I have been banging on here, ever since my first entry, about roasting at low oven settings. A good principle is: decide how long your meat should stay in the oven; roast it at the lowest temperature that will cook it in that time. Belly pork and shoulder of lamb can withstand long cooking, so you turn the dial to low, put in the joints, and forget about them for several hours. Duck, turkey and chicken have lean breasts that dry out easily. You want to speed the cooking, and to burnish the skin, with a high heat; but you do not need that high heat for the entire time that it will take to tenderise the tougher meat on the birds' thighs.
When I cooked a duck, I started it at gas mark 6/200 C, and turned down the dial to "S" (about 130 C in my oven) after half an hour.

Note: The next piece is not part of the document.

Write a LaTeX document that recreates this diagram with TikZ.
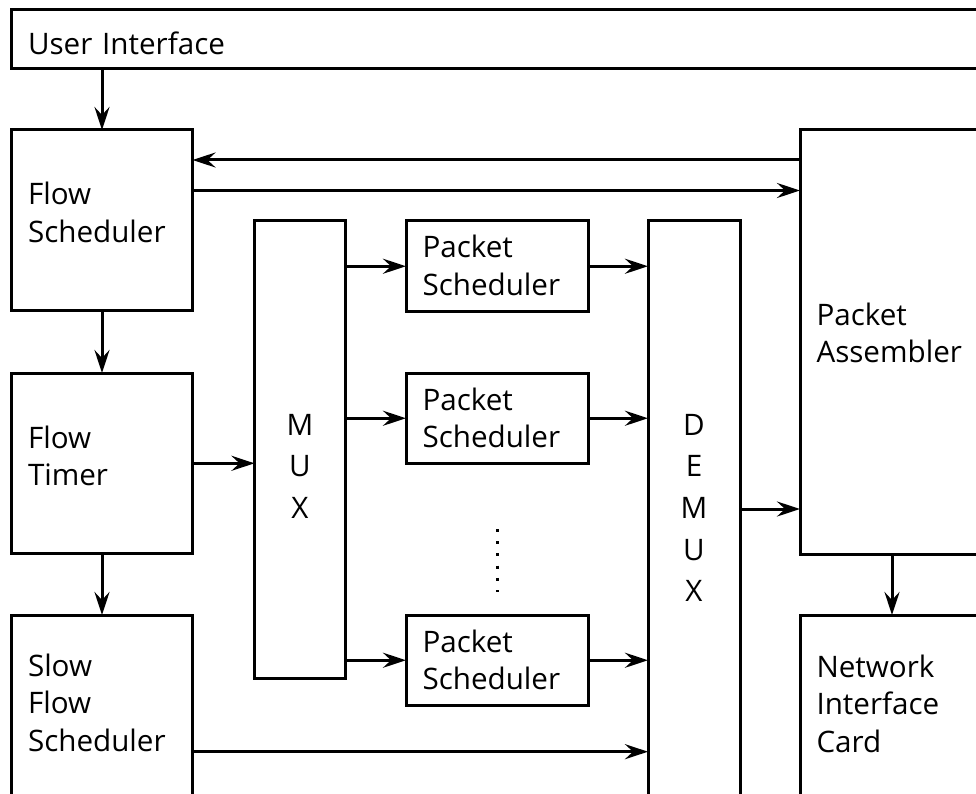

I follow roughly the same procedure with chicken, but usually with the second setting of gas mark 2/150 C. At the weekend, I gambled with the lowest setting. I took the chicken out of the fridge three hours before it was due to go in the oven. I turned on the oven at full heat for 20 minutes before the chicken was due to go in. I turned down the dial to gas mark 6, put in the chicken for half an hour, and turned down the dial to "S".
The 2 kg chicken was cooked, and bronzed, after an hour and fifty minutes. My conclusion is that roasting recipes specify higher oven temperatures than are necessary.